La dictature de l'évènement
On distingue deux lignes de conduites dans la filmographie de Stanley Kubrick : d'un coté la maîtrise du récit, et de l'autre la thématique de l'homme condamné par son destin. Lorsque ces deux lignes de conduites atteignent indépendamment une forme aboutie, d'immenses films peuvent naître : Shining (pour la première), ou l'Odyssée de l'Espace (pour la seconde), en sont de bons exemples. Mais lorsque ces deux idéaux atteignent en même temps leur forme la plus aboutie, ça donne une œuvre excessivement kubricienne : Barry Lyndon
A la fois la plus grande réussite de Stanley Kubrick et son moins bon film, Barry Lyndon raconte l'ascension et la déchéance de Redmond, suivant un plan affreusement binaire (grosso modo : une partie sur l'ascension, une autre sur la déchéance).
L'envie de maîtrise du récit est telle dans ce film que, derrière ses airs faussement tragiques, les événements qui le parcourent n'ont rien à voir avec une quelconque fatalité, mais bien avec cette toute-puissance du récit qui fait subir à son personnage gloires et humiliations, selon la logique de son programme. Le personnage n'est ainsi pas victime de sa condition d'être humain, il est victime en tant que personnage de cette structuration exacerbée du récit. Le montage aura beau être parfois virtuose (ce jeu de regards éblouissant entre Redmond et Lady Lyndon, lors de leur première rencontre), il ne fera généralement que suivre la logique trop pénétrable de la répartition en deux parties du film, narrées par une voix off omniprésente et toute-puissante.
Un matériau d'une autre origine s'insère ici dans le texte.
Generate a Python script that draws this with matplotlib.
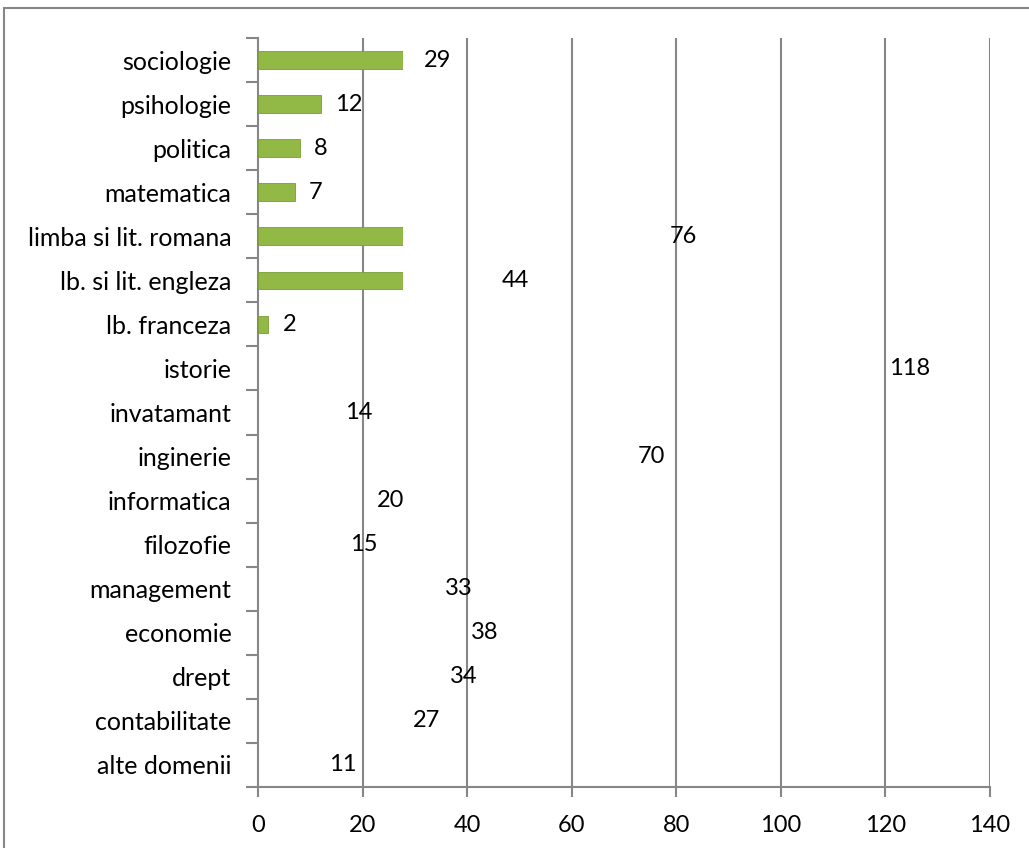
import numpy as np
import matplotlib
matplotlib.use("Agg")
import matplotlib.pyplot as plt
from matplotlib.patches import Rectangle

# categories top to bottom, as shown in the chart
categories = ["sociologie", "psihologie", "politica", "matematica",
              "limba si lit. romana", "lb. si lit. engleza", "lb. franceza",
              "istorie", "invatamant", "inginerie", "informatica", "filozofie",
              "management", "economie", "drept", "contabilitate", "alte domenii"]
values = [29, 12, 8, 7, 76, 44, 2, 118, 14, 70, 20, 15, 33, 38, 34, 27, 11]

# the original rendering only shows bars in this window (glitchy export)
visible_rows = 7
visible_xmax = 27.7

xticks = [0, 20, 40, 60, 80, 100, 120, 140]

plt.rcParams['font.family'] = ['Lato', 'DejaVu Sans']
grey = '#878787'

W, H = 1029, 848
fig = plt.figure(figsize=(W / 100, H / 100), dpi=100)
ax = fig.add_axes([258 / W, 1 - 787 / H, (990 - 258) / W, (787 - 38) / H])

# outer chart border
fig.patches.append(Rectangle((4 / W, -0.2), 2, 1 - 8 / H + 0.2, transform=fig.transFigure,
                             fill=False, edgecolor=grey, lw=1.5))

y = np.arange(len(categories))
bars = ax.barh(y, values, height=0.4, color='#92b846', edgecolor='#7a9c36', lw=0.6, zorder=3)

clip = Rectangle((-1, -0.5), visible_xmax + 1, visible_rows, transform=ax.transData)
for b in bars:
    b.set_clip_path(clip)

for yi, v in zip(y, values):
    ax.annotate(str(v), (v, yi), xytext=(14, 0), textcoords='offset pixels',
                ha='left', va='center', fontsize=17, zorder=4)

ax.set_xlim(0, 140)
ax.set_ylim(len(categories) - 0.5, -0.5)
ax.set_xticks(xticks)
ax.set_xticklabels([str(t) for t in xticks])
ax.set_yticks(y)
ax.set_yticklabels(categories)
ax.set_yticks(np.arange(len(categories) + 1) - 0.5, minor=True)

for xv in xticks[1:]:
    ax.axvline(xv, color=grey, lw=1.5, zorder=1)

for s in ['top', 'right']:
    ax.spines[s].set_visible(False)
for s in ['left', 'bottom']:
    ax.spines[s].set_color(grey)
    ax.spines[s].set_linewidth(1.5)

ax.tick_params(axis='y', which='major', length=0, pad=19, labelsize=18)
ax.tick_params(axis='y', which='minor', length=9, width=1.5, color=grey)
ax.tick_params(axis='x', which='major', length=7, width=1.5, color=grey, pad=13, labelsize=17)

fig.savefig('out.png', dpi=100)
Si l'heure et demie consacrée à l'ascension de Redmond Barry est plutôt réussie, parfois magistrale, et instaure de belles promesses pour la suite, la seconde moitié du film est une catastrophe. D'une part, la supercherie est démasquée (la structure du film est dévoilée, révélant alors toute sa banalité) et d'autre part l s'agit de déchéance, et cela implique, pour Stanley Kubrick une série d'humiliations toutes plus ignobles les unes que les autres. La caméra continue à suivre la logique implacable du récit, mais là ou elle scrutait l'intelligence et la force débrouillarde de Redmond dans la première partie, elle se place simplement en voyeur humiliant le personnage, dans la seconde. Ces moments là, fréquents, sont souvent très pénibles : lorsque la caméra se détourne de Lord Bullingon, vomissant de peur, aucune pudeur : les ignobles bruits gutturaux du pauvre jeune homme trahissent ses problèmes gastriques. On détourne les yeux, ce n'est que pour mieux humilier. C'est cett même envie de voyeurisme rabaissant qui anime la caméra lors de la tentative de suicide de Lady Lyndon : elle suit à l'exactitude les convulsions pathétiques et les déplacements de la pauvre femme, alors que cette exaspérante voix off (encore elle, toujours elle) expose froidement la séquence.
La simplicité aberrante du récit (ascension directe et déchéance directe, les deux parties qui, si l'on devait les représenter en une courbe graphique, formeraient un pic droit et solitaire) applique sa toute-puissance au reste du film. Mais, contrairement au méfaits de la fatalité, ce ne sont pas que les personnages qui en sont victimes. C'est le film tout entier qui est commandé ici, et, à cause de cette structuration excessive du récit, il reste cloisonné sur sa propre dimension fictionnelle, impuissant alors à élargir au genre humain, ni même à pouvoir simplement émouvoir, l'antipathie générale de la plupart de ses personnages permettant à Kubrick de leur faire subir la dictature de l'événement sans impliquer le spectateur.
La manipulation est totale, et le film réussit, pendant près de 3h (!), à captiver le public dans un récit cloisonné sur sa propre dimension, racontant l'histoire pseudo-tragique de personnages à qui l'on ne peut s'identifier, non pas parce qu'ils sont simplement coincés dans leur dimension fictive, mais parce qu'ils sont victimes d'une systématisation d'un récit auquel on a ôté toute liberté.